== DATA FOR THIS EXERCISE
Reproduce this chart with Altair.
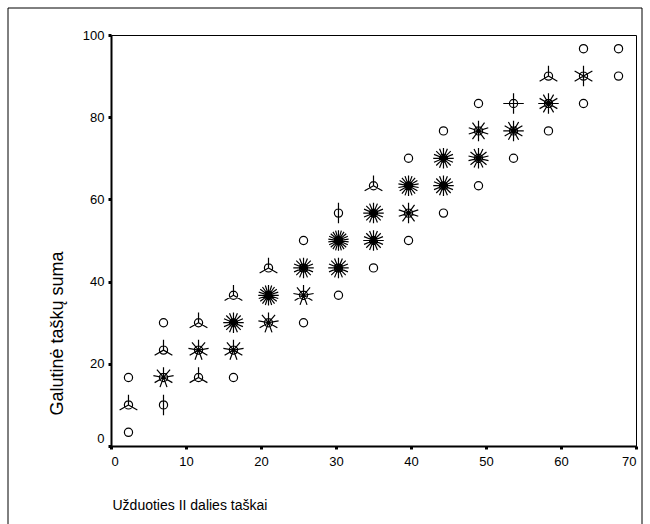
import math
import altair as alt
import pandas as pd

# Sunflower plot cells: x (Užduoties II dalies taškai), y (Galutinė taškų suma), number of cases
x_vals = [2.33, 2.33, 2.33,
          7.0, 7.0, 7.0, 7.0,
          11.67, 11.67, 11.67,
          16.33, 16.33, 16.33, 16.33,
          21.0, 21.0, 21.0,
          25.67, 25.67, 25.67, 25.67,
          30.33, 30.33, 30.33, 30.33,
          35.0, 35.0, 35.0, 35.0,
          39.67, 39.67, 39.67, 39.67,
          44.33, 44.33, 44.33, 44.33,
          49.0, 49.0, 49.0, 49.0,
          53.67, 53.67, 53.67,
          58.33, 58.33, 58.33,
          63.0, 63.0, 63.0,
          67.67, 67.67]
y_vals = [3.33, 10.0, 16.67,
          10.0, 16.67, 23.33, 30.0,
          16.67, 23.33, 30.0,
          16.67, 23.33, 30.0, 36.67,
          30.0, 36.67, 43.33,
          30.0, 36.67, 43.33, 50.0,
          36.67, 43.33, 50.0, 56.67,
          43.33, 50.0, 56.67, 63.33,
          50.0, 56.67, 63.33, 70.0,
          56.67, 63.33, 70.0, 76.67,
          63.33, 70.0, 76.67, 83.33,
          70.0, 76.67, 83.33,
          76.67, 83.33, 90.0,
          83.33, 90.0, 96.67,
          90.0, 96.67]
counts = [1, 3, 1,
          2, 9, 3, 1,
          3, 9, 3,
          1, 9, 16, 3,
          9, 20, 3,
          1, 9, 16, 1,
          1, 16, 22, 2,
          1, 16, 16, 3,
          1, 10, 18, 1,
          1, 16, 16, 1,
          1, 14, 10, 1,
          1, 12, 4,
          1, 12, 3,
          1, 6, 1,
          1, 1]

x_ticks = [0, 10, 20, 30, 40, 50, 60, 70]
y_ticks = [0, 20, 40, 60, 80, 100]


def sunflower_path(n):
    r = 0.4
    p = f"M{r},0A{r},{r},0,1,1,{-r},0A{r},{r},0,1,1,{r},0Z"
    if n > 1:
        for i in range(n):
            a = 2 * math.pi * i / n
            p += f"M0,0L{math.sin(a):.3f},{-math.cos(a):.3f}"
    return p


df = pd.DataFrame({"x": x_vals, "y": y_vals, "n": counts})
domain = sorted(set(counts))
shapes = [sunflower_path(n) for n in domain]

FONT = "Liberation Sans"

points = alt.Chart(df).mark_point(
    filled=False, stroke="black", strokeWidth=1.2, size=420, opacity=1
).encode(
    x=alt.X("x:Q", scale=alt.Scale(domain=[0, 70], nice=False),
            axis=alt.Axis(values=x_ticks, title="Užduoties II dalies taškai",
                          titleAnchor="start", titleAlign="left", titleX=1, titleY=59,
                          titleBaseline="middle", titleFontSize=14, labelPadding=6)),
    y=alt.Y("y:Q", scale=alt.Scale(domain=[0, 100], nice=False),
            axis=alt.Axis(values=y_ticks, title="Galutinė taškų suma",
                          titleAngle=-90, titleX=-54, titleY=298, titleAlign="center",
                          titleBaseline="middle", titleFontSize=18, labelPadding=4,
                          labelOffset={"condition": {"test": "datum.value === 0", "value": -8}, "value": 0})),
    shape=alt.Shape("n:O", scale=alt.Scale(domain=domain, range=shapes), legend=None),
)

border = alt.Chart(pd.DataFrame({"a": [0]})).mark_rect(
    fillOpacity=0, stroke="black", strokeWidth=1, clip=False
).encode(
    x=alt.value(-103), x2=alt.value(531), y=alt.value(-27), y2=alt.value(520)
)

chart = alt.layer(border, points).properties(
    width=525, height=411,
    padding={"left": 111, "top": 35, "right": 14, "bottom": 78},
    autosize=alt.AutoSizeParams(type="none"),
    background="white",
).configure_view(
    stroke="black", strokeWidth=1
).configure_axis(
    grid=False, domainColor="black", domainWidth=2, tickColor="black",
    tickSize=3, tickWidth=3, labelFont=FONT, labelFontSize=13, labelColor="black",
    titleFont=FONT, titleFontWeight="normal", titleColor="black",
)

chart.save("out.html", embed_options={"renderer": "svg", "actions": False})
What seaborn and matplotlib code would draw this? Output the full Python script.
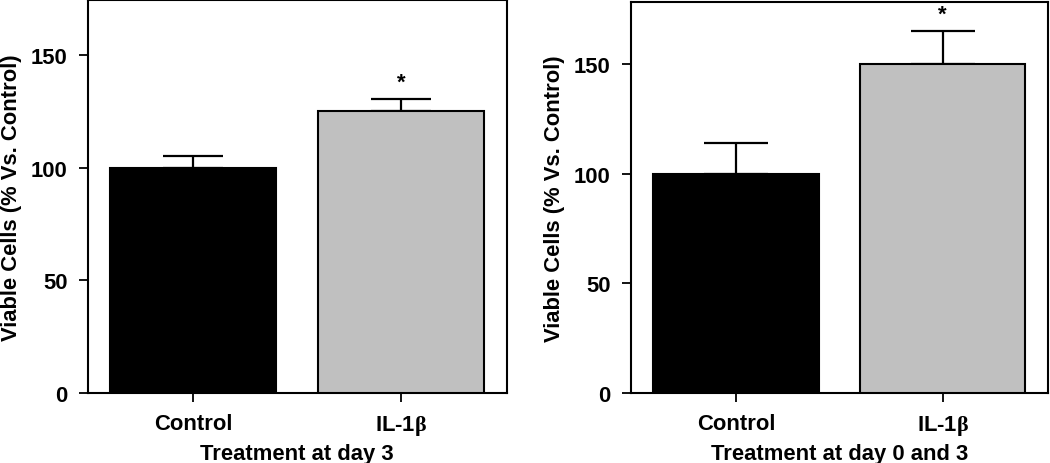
====
▸ **EXERCISE**
Leave the images out, please, and restate each line word for word.

▸ **EXERCISE RESULT**
Reproduce this chart with Altair.
import math
import altair as alt
import pandas as pd

# Sunflower plot cells: x (Užduoties II dalies taškai), y (Galutinė taškų suma), number of cases
x_vals = [2.33, 2.33, 2.33,
          7.0, 7.0, 7.0, 7.0,
          11.67, 11.67, 11.67,
          16.33, 16.33, 16.33, 16.33,
          21.0, 21.0, 21.0,
          25.67, 25.67, 25.67, 25.67,
          30.33, 30.33, 30.33, 30.33,
          35.0, 35.0, 35.0, 35.0,
          39.67, 39.67, 39.67, 39.67,
          44.33, 44.33, 44.33, 44.33,
          49.0, 49.0, 49.0, 49.0,
          53.67, 53.67, 53.67,
          58.33, 58.33, 58.33,
          63.0, 63.0, 63.0,
          67.67, 67.67]
y_vals = [3.33, 10.0, 16.67,
          10.0, 16.67, 23.33, 30.0,
          16.67, 23.33, 30.0,
          16.67, 23.33, 30.0, 36.67,
          30.0, 36.67, 43.33,
          30.0, 36.67, 43.33, 50.0,
          36.67, 43.33, 50.0, 56.67,
          43.33, 50.0, 56.67, 63.33,
          50.0, 56.67, 63.33, 70.0,
          56.67, 63.33, 70.0, 76.67,
          63.33, 70.0, 76.67, 83.33,
          70.0, 76.67, 83.33,
          76.67, 83.33, 90.0,
          83.33, 90.0, 96.67,
          90.0, 96.67]
counts = [1, 3, 1,
          2, 9, 3, 1,
          3, 9, 3,
          1, 9, 16, 3,
          9, 20, 3,
          1, 9, 16, 1,
          1, 16, 22, 2,
          1, 16, 16, 3,
          1, 10, 18, 1,
          1, 16, 16, 1,
          1, 14, 10, 1,
          1, 12, 4,
          1, 12, 3,
          1, 6, 1,
          1, 1]

x_ticks = [0, 10, 20, 30, 40, 50, 60, 70]
y_ticks = [0, 20, 40, 60, 80, 100]


def sunflower_path(n):
    r = 0.4
    p = f"M{r},0A{r},{r},0,1,1,{-r},0A{r},{r},0,1,1,{r},0Z"
    if n > 1:
        for i in range(n):
            a = 2 * math.pi * i / n
            p += f"M0,0L{math.sin(a):.3f},{-math.cos(a):.3f}"
    return p


df = pd.DataFrame({"x": x_vals, "y": y_vals, "n": counts})
domain = sorted(set(counts))
shapes = [sunflower_path(n) for n in domain]

FONT = "Liberation Sans"

points = alt.Chart(df).mark_point(
    filled=False, stroke="black", strokeWidth=1.2, size=420, opacity=1
).encode(
    x=alt.X("x:Q", scale=alt.Scale(domain=[0, 70], nice=False),
            axis=alt.Axis(values=x_ticks, title="Užduoties II dalies taškai",
                          titleAnchor="start", titleAlign="left", titleX=1, titleY=59,
                          titleBaseline="middle", titleFontSize=14, labelPadding=6)),
    y=alt.Y("y:Q", scale=alt.Scale(domain=[0, 100], nice=False),
            axis=alt.Axis(values=y_ticks, title="Galutinė taškų suma",
                          titleAngle=-90, titleX=-54, titleY=298, titleAlign="center",
                          titleBaseline="middle", titleFontSize=18, labelPadding=4,
                          labelOffset={"condition": {"test": "datum.value === 0", "value": -8}, "value": 0})),
    shape=alt.Shape("n:O", scale=alt.Scale(domain=domain, range=shapes), legend=None),
)

border = alt.Chart(pd.DataFrame({"a": [0]})).mark_rect(
    fillOpacity=0, stroke="black", strokeWidth=1, clip=False
).encode(
    x=alt.value(-103), x2=alt.value(531), y=alt.value(-27), y2=alt.value(520)
)

chart = alt.layer(border, points).properties(
    width=525, height=411,
    padding={"left": 111, "top": 35, "right": 14, "bottom": 78},
    autosize=alt.AutoSizeParams(type="none"),
    background="white",
).configure_view(
    stroke="black", strokeWidth=1
).configure_axis(
    grid=False, domainColor="black", domainWidth=2, tickColor="black",
    tickSize=3, tickWidth=3, labelFont=FONT, labelFontSize=13, labelColor="black",
    titleFont=FONT, titleFontWeight="normal", titleColor="black",
)

chart.save("out.html", embed_options={"renderer": "svg", "actions": False})
What seaborn and matplotlib code would draw this? Output the full Python script.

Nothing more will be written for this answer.